(Rows from a dataset of charts and code)

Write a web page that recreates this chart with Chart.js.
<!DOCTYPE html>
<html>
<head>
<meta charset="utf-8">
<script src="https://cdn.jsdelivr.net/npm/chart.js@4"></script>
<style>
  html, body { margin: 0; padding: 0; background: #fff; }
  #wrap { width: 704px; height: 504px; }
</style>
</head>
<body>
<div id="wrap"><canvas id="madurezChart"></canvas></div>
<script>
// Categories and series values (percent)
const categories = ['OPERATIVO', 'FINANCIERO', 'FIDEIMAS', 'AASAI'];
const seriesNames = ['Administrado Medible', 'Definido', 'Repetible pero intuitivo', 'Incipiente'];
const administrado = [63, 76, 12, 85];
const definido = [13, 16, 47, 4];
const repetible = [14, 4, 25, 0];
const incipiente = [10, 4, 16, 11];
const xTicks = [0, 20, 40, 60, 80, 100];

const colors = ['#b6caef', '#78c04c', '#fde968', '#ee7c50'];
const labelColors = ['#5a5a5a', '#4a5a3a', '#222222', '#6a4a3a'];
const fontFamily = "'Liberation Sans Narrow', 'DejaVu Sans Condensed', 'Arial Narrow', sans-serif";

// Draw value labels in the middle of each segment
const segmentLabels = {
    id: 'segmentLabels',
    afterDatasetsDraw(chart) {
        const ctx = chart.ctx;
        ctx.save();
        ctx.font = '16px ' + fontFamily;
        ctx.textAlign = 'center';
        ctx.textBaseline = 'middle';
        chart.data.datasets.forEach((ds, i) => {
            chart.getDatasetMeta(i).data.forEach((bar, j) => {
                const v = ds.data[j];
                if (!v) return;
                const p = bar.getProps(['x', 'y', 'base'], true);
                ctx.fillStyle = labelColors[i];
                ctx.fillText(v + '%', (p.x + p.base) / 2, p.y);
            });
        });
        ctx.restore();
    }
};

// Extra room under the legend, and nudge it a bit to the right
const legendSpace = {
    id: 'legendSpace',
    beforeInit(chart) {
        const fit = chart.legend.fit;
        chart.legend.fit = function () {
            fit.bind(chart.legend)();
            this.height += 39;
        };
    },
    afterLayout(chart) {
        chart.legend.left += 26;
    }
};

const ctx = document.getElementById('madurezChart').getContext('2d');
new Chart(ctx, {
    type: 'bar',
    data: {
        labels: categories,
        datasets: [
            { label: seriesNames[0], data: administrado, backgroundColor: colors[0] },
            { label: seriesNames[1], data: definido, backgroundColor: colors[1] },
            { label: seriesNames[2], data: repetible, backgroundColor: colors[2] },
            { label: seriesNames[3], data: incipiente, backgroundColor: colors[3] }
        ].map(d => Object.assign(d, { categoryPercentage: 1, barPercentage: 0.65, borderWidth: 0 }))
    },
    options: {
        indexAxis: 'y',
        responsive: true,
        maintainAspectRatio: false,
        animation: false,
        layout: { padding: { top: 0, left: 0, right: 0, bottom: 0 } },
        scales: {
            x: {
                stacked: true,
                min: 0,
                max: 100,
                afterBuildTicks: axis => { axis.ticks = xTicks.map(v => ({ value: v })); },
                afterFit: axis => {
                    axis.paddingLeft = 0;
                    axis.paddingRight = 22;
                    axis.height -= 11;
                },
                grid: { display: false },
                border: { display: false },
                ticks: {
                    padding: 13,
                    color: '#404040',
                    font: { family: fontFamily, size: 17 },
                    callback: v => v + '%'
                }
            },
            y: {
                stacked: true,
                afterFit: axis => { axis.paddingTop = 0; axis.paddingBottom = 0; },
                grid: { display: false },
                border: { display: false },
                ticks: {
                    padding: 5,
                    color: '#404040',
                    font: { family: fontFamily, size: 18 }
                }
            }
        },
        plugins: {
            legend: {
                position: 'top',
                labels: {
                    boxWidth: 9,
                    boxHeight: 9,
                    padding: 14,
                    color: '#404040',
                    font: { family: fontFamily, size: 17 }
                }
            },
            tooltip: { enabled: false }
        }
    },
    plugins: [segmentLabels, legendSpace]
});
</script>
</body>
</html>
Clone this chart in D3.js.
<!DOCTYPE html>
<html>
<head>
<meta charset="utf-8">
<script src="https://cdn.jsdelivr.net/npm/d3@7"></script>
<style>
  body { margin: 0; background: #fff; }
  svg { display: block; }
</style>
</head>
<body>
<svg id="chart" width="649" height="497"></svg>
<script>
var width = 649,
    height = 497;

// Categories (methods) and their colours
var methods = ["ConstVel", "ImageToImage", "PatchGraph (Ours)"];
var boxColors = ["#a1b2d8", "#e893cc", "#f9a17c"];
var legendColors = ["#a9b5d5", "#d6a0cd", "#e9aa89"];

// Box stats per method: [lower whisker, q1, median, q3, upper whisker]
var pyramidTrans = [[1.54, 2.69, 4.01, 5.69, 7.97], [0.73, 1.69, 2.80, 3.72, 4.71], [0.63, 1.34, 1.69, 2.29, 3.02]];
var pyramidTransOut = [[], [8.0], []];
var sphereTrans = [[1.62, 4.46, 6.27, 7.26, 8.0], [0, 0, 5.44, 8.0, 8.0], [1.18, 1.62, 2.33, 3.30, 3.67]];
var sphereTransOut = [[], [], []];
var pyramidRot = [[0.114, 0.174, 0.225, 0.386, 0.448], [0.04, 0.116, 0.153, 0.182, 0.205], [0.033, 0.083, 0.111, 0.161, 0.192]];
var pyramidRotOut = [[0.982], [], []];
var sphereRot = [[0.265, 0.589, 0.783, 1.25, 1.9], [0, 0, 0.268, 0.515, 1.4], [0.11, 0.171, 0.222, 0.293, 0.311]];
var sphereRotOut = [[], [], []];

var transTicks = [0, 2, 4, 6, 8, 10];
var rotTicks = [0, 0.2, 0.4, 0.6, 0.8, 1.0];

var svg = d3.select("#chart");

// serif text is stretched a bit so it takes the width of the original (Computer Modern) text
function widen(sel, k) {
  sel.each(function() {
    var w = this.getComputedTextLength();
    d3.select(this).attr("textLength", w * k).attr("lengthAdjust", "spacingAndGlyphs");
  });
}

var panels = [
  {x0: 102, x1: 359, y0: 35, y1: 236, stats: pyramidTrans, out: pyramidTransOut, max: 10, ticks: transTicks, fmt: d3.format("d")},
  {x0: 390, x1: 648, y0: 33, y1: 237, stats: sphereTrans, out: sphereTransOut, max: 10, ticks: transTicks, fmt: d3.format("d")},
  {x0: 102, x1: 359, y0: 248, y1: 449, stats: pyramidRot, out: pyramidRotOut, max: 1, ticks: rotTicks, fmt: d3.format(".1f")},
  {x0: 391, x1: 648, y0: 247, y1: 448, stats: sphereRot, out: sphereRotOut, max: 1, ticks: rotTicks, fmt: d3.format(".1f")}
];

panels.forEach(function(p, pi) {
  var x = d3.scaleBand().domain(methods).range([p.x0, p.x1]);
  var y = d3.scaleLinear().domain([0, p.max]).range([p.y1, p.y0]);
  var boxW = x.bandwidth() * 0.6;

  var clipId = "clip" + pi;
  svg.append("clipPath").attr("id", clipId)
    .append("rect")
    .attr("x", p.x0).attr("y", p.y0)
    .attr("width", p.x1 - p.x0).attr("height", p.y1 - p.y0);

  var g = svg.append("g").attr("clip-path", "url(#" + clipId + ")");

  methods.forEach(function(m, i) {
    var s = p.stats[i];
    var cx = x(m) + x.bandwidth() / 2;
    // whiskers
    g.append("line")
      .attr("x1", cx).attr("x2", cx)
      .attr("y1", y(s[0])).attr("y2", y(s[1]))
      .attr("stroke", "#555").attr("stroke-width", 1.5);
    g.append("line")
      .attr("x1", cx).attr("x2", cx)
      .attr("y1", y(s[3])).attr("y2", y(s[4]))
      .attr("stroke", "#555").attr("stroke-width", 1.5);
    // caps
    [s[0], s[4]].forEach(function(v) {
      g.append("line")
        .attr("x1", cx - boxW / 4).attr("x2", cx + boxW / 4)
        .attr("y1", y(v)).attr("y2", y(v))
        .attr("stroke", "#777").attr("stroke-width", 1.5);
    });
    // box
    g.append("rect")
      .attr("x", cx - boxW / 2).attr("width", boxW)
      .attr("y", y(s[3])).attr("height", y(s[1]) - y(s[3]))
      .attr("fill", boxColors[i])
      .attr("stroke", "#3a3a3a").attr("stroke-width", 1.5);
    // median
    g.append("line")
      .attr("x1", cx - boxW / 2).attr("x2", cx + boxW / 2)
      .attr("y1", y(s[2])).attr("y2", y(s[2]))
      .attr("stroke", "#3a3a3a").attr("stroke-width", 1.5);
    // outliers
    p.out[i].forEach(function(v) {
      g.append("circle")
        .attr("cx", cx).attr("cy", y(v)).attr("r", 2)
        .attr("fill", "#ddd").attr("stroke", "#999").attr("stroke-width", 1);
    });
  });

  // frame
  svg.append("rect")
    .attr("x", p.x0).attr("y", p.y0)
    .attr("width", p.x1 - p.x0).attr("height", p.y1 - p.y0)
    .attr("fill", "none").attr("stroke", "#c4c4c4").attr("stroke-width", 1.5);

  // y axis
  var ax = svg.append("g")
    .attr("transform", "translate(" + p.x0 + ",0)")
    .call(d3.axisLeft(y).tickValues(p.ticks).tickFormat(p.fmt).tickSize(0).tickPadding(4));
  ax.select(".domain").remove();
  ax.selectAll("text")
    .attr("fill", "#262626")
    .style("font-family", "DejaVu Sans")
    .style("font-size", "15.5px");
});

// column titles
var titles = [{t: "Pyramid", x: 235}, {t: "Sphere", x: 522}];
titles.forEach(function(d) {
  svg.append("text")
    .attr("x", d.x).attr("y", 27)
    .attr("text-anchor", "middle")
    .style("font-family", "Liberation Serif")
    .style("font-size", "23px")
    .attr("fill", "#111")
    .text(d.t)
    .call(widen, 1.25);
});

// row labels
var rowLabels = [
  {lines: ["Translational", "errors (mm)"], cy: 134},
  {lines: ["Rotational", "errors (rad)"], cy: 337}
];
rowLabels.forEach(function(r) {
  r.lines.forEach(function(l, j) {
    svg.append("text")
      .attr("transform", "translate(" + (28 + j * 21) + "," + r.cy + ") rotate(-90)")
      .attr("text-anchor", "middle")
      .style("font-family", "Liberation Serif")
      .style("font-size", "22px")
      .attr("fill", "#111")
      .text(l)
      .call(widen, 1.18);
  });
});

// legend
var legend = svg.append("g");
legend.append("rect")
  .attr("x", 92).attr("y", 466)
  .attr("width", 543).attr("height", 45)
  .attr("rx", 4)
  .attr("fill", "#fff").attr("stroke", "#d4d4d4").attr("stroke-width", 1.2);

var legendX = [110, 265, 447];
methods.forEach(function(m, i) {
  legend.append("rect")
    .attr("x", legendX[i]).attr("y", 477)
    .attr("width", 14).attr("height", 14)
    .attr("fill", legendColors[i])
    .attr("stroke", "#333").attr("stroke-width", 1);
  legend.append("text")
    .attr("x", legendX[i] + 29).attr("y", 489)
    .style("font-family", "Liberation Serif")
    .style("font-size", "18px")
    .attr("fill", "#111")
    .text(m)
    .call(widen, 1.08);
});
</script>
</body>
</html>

**Given request:** Of all the lines in the material above, how many contain the word "this"? Give only the count.

**Solution below:** 5